Conventional wisdom whispered that it should be ignored but I was neither conventional nor wise. I decided to reply.

‘What you are asking for is impossible. Please forget it,’ I said, hoping that it would put a firm end to the young stranger’s insolent and impossible delusions.

Life went on as usual for about a week. Then one fine afternoon, I received a call from my mom informing me that a cousin, taken ill unexpectedly the previous day and air-lifted to Male, had died a few minutes earlier. She was to be taken back to Huvadhu for burial. It was sudden and unexpected and naturally, I was upset but I had collected myself and was reasonably calm by the time I boarded the plane that took her body on its final journey to

our shared home.

My cousin had been far older than me and had lived all her life in Huvadhu while I had lived most of mine in the capital. The age gap, distance and a bitter family history meant we hadn’t been particularly close so I didn’t expect her death to hit me hard. More than anything, I didn’t even feel that I had a right to grieve but as fortune would have it, grief did not know bitter family histories and the language of rights and expectations.

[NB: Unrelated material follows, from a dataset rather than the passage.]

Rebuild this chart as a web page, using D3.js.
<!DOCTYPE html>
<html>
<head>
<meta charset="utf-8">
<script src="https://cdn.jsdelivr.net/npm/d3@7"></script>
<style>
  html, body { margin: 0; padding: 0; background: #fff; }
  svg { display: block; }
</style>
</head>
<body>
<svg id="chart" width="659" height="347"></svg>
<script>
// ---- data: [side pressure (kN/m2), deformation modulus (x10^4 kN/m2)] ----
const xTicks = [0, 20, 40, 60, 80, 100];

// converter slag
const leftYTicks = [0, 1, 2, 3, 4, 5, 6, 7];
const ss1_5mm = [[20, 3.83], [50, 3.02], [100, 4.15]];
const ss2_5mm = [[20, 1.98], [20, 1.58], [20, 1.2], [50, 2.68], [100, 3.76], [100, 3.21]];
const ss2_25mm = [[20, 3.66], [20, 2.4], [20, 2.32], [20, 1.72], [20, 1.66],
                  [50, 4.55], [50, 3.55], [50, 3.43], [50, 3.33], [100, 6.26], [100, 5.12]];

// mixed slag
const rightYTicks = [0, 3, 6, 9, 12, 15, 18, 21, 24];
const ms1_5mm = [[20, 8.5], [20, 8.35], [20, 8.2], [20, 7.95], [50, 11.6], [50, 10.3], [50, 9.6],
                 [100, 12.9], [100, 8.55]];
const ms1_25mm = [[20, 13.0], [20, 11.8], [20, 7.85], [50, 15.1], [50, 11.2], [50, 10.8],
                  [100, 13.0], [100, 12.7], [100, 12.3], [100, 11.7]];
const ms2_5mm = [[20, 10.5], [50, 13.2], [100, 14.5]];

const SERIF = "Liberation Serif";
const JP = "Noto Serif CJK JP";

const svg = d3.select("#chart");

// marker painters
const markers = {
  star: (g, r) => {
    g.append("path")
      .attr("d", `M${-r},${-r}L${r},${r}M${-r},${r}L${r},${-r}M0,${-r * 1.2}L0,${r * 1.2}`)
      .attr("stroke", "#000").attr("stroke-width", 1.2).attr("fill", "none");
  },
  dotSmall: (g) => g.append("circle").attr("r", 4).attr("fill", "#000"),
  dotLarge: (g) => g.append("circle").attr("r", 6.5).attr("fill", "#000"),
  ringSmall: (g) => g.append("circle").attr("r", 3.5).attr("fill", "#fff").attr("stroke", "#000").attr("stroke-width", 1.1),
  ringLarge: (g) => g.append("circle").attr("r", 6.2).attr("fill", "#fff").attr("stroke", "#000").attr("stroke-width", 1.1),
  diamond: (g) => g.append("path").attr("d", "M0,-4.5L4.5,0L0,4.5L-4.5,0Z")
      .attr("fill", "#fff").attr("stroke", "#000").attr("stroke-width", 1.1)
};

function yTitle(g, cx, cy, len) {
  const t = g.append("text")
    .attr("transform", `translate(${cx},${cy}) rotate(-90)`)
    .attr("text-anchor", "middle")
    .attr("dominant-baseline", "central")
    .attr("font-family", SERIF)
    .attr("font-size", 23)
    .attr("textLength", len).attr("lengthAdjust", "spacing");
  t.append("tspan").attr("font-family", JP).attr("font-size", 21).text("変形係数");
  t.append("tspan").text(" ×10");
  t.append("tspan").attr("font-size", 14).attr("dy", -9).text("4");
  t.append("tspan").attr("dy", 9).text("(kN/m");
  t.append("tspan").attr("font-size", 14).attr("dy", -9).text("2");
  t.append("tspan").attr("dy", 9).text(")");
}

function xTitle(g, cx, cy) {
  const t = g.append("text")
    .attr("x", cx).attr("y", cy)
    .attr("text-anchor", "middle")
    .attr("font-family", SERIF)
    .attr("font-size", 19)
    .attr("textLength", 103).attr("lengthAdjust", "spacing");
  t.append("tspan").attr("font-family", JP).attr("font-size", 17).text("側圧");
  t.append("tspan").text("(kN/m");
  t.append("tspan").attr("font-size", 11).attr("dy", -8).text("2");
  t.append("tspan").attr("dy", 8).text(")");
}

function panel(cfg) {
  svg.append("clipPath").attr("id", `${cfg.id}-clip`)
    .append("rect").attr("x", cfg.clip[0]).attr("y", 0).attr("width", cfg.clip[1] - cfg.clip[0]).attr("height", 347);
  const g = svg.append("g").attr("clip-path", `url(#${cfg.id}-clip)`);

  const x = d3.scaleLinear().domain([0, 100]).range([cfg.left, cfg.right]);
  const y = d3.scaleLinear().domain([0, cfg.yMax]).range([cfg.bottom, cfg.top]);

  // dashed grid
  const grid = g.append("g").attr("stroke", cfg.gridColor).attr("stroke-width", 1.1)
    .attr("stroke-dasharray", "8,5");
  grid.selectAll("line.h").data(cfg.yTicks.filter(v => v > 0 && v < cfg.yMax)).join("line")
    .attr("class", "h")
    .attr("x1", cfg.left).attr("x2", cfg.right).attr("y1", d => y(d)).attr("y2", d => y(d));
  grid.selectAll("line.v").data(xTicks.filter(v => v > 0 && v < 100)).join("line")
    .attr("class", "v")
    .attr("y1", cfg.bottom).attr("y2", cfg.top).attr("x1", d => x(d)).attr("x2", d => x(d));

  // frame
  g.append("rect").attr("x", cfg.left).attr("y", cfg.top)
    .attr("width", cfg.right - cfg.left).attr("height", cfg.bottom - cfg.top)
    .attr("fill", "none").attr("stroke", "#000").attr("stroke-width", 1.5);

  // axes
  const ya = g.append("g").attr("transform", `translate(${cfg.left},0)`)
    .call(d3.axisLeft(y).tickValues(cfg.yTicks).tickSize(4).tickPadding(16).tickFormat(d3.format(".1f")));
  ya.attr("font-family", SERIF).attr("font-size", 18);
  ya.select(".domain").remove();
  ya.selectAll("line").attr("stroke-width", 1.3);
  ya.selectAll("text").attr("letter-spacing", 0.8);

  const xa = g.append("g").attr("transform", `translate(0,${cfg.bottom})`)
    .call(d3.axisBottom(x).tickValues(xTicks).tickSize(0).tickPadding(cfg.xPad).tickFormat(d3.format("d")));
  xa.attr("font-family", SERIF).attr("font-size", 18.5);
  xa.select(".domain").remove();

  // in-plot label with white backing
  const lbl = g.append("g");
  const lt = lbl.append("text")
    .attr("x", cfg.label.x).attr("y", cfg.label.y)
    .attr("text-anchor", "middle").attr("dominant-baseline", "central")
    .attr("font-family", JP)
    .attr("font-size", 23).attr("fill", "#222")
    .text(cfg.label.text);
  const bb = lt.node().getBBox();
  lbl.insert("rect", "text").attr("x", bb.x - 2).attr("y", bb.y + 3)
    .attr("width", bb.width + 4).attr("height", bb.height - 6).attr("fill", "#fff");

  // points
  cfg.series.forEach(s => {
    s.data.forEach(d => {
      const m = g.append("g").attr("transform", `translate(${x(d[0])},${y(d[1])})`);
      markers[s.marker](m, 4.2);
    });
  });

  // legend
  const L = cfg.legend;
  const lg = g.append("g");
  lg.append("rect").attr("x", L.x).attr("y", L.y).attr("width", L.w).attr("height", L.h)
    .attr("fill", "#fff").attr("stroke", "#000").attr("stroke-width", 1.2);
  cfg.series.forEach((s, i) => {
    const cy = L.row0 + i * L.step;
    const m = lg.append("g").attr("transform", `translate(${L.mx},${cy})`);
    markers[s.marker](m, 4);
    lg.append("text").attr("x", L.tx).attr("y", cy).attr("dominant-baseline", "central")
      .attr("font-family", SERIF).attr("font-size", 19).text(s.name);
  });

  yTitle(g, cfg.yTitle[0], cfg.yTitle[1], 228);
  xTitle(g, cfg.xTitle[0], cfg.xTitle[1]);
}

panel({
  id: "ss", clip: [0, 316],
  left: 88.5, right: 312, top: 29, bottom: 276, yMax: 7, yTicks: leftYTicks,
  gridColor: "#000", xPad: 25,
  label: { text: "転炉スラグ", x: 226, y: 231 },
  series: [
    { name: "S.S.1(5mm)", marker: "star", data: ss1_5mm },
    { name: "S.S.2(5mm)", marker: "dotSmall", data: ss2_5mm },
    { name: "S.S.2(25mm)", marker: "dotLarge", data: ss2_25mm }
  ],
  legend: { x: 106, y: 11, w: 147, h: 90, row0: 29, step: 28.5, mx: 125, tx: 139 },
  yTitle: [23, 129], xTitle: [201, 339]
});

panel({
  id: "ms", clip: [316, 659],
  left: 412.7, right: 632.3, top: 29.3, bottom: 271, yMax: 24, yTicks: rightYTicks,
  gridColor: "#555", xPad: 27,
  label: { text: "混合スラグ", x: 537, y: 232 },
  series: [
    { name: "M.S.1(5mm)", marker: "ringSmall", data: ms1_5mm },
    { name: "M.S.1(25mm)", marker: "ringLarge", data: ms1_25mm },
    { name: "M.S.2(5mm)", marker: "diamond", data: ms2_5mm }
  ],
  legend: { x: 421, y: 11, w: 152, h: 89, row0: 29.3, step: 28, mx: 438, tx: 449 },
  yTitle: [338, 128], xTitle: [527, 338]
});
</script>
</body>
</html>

Back from her funeral, I found myself being sucked fast into a gloomy world filled only with memories and regret. Decades ago, when I was a child, I had a spent a year with my cousin and her mom, my mom’s sister and now, memories of her that I didn’t even know I had surfaced, creeping in and filling all the spaces inside me with a heavy blackness. It wasn’t in my nature to show weakness so I found it hard to allow anyone to see how broken I was inside. Day time was manageable but the nights were really hard. Every time I closed my eyes, my cousin’s life unfolded in slides; of her sitting at her sewing machine turning out beautiful dresses, handing me pieces of doublenet fothi to be stretched, fluffed and rolled into roses, as a young bride, headstrong, marrying a man of her choice, wanting a chance at happiness. And always, there was that horrible image of her corpse shrouded in white and being lifted into her coffin, of her two long-feuding brothers, one in the final stages of a terminal illness, holding hands and crying, united in their love for their sister. And then the worst, that of my aunt, old and frail, standing over her only daughter’s body and saying, ‘I should climb in and lie down next to her. It’s time for me to go, isn’t it?’

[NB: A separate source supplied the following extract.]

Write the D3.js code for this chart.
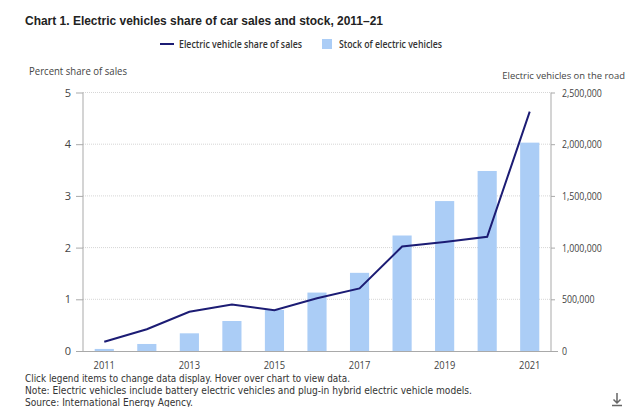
<!DOCTYPE html>
<html>
<head>
<meta charset="utf-8">
<script src="https://cdn.jsdelivr.net/npm/d3@7"></script>
<style>
  body { margin: 0; background: #fff; }
  svg { display: block; }
</style>
</head>
<body>
<script>
let years = ['2011', '2012', '2013', '2014', '2015', '2016', '2017', '2018', '2019', '2020', '2021'];
let shareOfSales = [0.18, 0.42, 0.76, 0.90, 0.79, 1.02, 1.21, 2.02, 2.11, 2.21, 4.63];
let stockOfEVs = [20000, 68000, 171000, 290000, 397000, 565000, 756000, 1117000, 1450000, 1741000, 2015000];
let leftTicks = [0, 1, 2, 3, 4, 5];
let rightTicks = [0, 500000, 1000000, 1500000, 2000000, 2500000];
let xLabels = ['2011', '2013', '2015', '2017', '2019', '2021'];

let width = 630;
let height = 407;
let svg = d3.select('body').append('svg')
    .attr('width', width)
    .attr('height', height);

// squeeze text to the width seen in the picture
function fit(sel, w) {
    sel.attr('textLength', w).attr('lengthAdjust', 'spacingAndGlyphs');
}
function squeeze(sel, k) {
    sel.each(function () {
        let len = this.getComputedTextLength();
        d3.select(this).attr('textLength', len * k).attr('lengthAdjust', 'spacingAndGlyphs');
    });
}
// shrink the font until the text is w wide
function shrinkTo(sel, w) {
    let node = sel.node();
    let fs = parseFloat(sel.style('font-size'));
    sel.style('font-size', (fs * w / node.getComputedTextLength()) + 'px');
}

let x = d3.scaleBand()
    .domain(years)
    .range([83, 551])
    .paddingInner(0.55)
    .paddingOuter(0.275);

let yLeft = d3.scaleLinear().domain([0, 5]).range([351, 92.5]);
let yRight = d3.scaleLinear().domain([0, 2500000]).range([351, 92.5]);

// grid lines
svg.selectAll('.grid')
    .data(leftTicks.filter(d => d > 0))
    .join('line')
    .attr('class', 'grid')
    .attr('x1', 83)
    .attr('x2', 551)
    .attr('y1', d => yLeft(d))
    .attr('y2', d => yLeft(d))
    .attr('stroke', '#d6d6d6')
    .attr('stroke-dasharray', '1,1');

// bars
svg.selectAll('.bar')
    .data(stockOfEVs)
    .join('rect')
    .attr('class', 'bar')
    .attr('x', (d, i) => x(years[i]))
    .attr('width', x.bandwidth())
    .attr('y', d => yRight(d))
    .attr('height', d => yRight(0) - yRight(d))
    .attr('fill', '#abcdf6');

// axes
let leftAxis = svg.append('g')
    .attr('transform', 'translate(83,0)')
    .call(d3.axisLeft(yLeft).tickValues(leftTicks).tickFormat(d3.format('d')).tickSize(7).tickPadding(5));
let rightAxis = svg.append('g')
    .attr('transform', 'translate(551,0)')
    .call(d3.axisRight(yRight).tickValues(rightTicks).tickFormat(d3.format(',')).tickSize(4).tickPadding(7));
let bottomAxis = svg.append('g')
    .attr('transform', 'translate(0,351)')
    .call(d3.axisBottom(x).tickValues(xLabels).tickSize(0).tickPadding(10));

[leftAxis, rightAxis, bottomAxis].forEach(g => {
    g.select('.domain').attr('stroke', '#a9a9a9');
    g.selectAll('.tick line').attr('stroke', '#a9a9a9');
    g.selectAll('text')
        .attr('fill', '#444')
        .style('font-family', 'Open Sans, sans-serif')
        .style('font-size', '11px');
});
leftAxis.select('.domain').attr('d', 'M0,92.5V351');
rightAxis.select('.domain').attr('d', 'M0,92.5V351');
bottomAxis.select('.domain').attr('d', 'M76,0.5H558');
squeeze(rightAxis.selectAll('text'), 0.8);
squeeze(bottomAxis.selectAll('text'), 0.85);

// share line
let line = d3.line()
    .x((d, i) => x(years[i]) + x.bandwidth() / 2)
    .y(d => yLeft(d));
svg.append('path')
    .datum(shareOfSales)
    .attr('d', line)
    .attr('fill', 'none')
    .attr('stroke', '#1c1c74')
    .attr('stroke-width', 2);

// title
svg.append('text')
    .attr('x', 25)
    .attr('y', 25)
    .style('font-family', 'Liberation Sans, Arial, sans-serif')
    .style('font-weight', 'bold')
    .style('font-size', '13px')
    .attr('fill', '#222')
    .text('Chart 1. Electric vehicles share of car sales and stock, 2011–21')
    .call(fit, 358);

// legend
svg.append('line')
    .attr('x1', 160).attr('x2', 174)
    .attr('y1', 44).attr('y2', 44)
    .attr('stroke', '#1c1c74')
    .attr('stroke-width', 2);
svg.append('text')
    .attr('x', 179).attr('y', 48)
    .style('font-family', 'Open Sans, sans-serif')
    .style('font-size', '10.5px')
    .style('font-weight', '600')
    .attr('fill', '#333')
    .text('Electric vehicle share of sales')
    .call(fit, 123);
svg.append('rect')
    .attr('x', 322).attr('y', 39)
    .attr('width', 10).attr('height', 10)
    .attr('fill', '#abcdf6');
svg.append('text')
    .attr('x', 339).attr('y', 48)
    .style('font-family', 'Open Sans, sans-serif')
    .style('font-size', '10.5px')
    .style('font-weight', '600')
    .attr('fill', '#333')
    .text('Stock of electric vehicles')
    .call(fit, 103);

// axis titles
svg.append('text')
    .attr('x', 29).attr('y', 75)
    .style('font-family', 'Open Sans, sans-serif')
    .style('font-size', '11px')
    .attr('fill', '#444')
    .text('Percent share of sales')
    .call(fit, 98);
svg.append('text')
    .attr('x', 625).attr('y', 79)
    .attr('text-anchor', 'end')
    .style('font-family', 'Liberation Sans Narrow, Open Sans, sans-serif')
    .style('font-size', '11px')
    .attr('fill', '#444')
    .text('Electric vehicles on the road')
    .call(shrinkTo, 123);

// notes
let notes = [
    'Click legend items to change data display. Hover over chart to view data.',
    'Note: Electric vehicles include battery electric vehicles and plug-in hybrid electric vehicle models.',
    'Source: International Energy Agency.'
];
let noteWidths = [325, 447, 168];
svg.selectAll('.note')
    .data(notes)
    .join('text')
    .attr('class', 'note')
    .attr('x', 25)
    .attr('y', (d, i) => 382 + i * 12)
    .style('font-family', 'DejaVu Sans, sans-serif')
    .style('font-size', '10.5px')
    .attr('fill', '#333')
    .text(d => d)
    .each(function (d, i) { d3.select(this).call(fit, noteWidths[i]); });

// download icon
let icon = svg.append('g').attr('stroke', '#666').attr('fill', 'none').attr('stroke-width', 1.5);
icon.append('path').attr('d', 'M617,393V403M613.5,399.5L617,403L620.5,399.5');
icon.append('path').attr('d', 'M612,405.5H622');
</script>
</body>
</html>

It was on one of these nights that I invited two of my closest friends for dinner in an effort to throw off the heavy shroud of depression. We had a reasonably good time filled with bouts of laughter but when they left, the depression was back. I tried to sleep but sleep proved elusive. Finally, in the deep hours of the night, I decided to talk to my best friend and supposed confidante. I reached for my phone and dialled. He answered on the third ring. I was lucky that he answered so quickly, that he answered at all but if I was hoping for a heart to heart chat, I was very quickly disabused of that thought. I managed to shut myself up and promptly listened to what was coming from the other end. By the time I hung up, I was seething with anger, frustration and despair. For a long time after that call, I sat

cross-legged in bed, crying in the dim room lit only by the glow of a light cast upon the window by the building in front. The images were coming thick and fast now and they weren’t just behind my eyelids. They were here, there and everywhere, floating inside the room. It was no use shutting my eyes, either.

It was then that I reached for the only human contact I could think of. I dragged my laptop onto the bed, opened it and logged into fb. Instantly, a dozen windows lit-up asking to chat. I’m on fb as much as the next person but I had never ever chatted. However, on this night I wanted to hold the images of the past in abeyance, to put space between myself and the dead, to free myself from the vice-like grip of grief. I clicked on a blinking box and said, ‘Hi.’ It was a young man working at Customs as can be seen from his unformed self in the profile picture. Immediately a torrent of words poured out from his end. He was sure that I would hate him for being in the government and he apologised for that but Male was an expensive place and so to survive, one needed a well-paying job and Customs paid well. It

was funny, the way this young man assumed that any antipathy I might have for the government would automatically be transferred to anybody working in the public service. In spite of myself, I found myself smiling. I told him that I bore no ill-feeling, that I didn’t usually chat but that I was unable to sleep thinking about a recent loss. We chatted on, talking about living costs, politics and life in the public service. Sometime through the night, he told me he was the boy who had asked me for my no that day when I had walked my son back from class and decided to vary my route and who had later sent me that insolent message. He was sorry that he had been impudent and asked whether we could be friends. For a long moment, I sat stock-still, wondering what stroke of fate had directed me to click on that particular window from all those that had blinked with requests. Then I spoke. I told him I had assumed that he was a drug addict wanting free legal advice and how pleasantly surprised and glad I was, to find him a law-abiding, hard-working and god-fearing young man.

He kept me company until I heard the muezzin call the faithful to fajr prayer and told him that I thought I would be able to go to sleep then. He had one thing to ask of me before I disappeared back into the land of the living, one little request – to have a coffee with him, one single time. I told him that I would be going abroad the very next day and that I would be away for some time but I promised to call him and have that coffee when I was back. He might have thought my sudden trip was a lie, a pretext to turn down his invitation but I was in fact, telling the truth. At some point, during that night I had made up my mind to go to my hideout in neighbouring Sri Lanka, a place that I visited whenever I needed to lick my wounds, think and heal. And so the next day, I left.

Ten days later, I was back. I touched down one day, late afternoon, having spent all my time, reading, exercising, listening to music and shopping – all the things that I loved doing. I was no longer broken. I came home and called that boy straightaway and told him that if he was free for that coffee, I was. At precisely, nine o’clock, I walked out of my place to a nearby coffee shop, dressed in my finest back, to keep a promise, to pay back an act of

immense kindness and to honour the boy who had kept me company on a bleak night when I had been filled with nothing but despair, when in the process of grieving, I had realised that I had lost not one love but two, one among the dead and one among the living.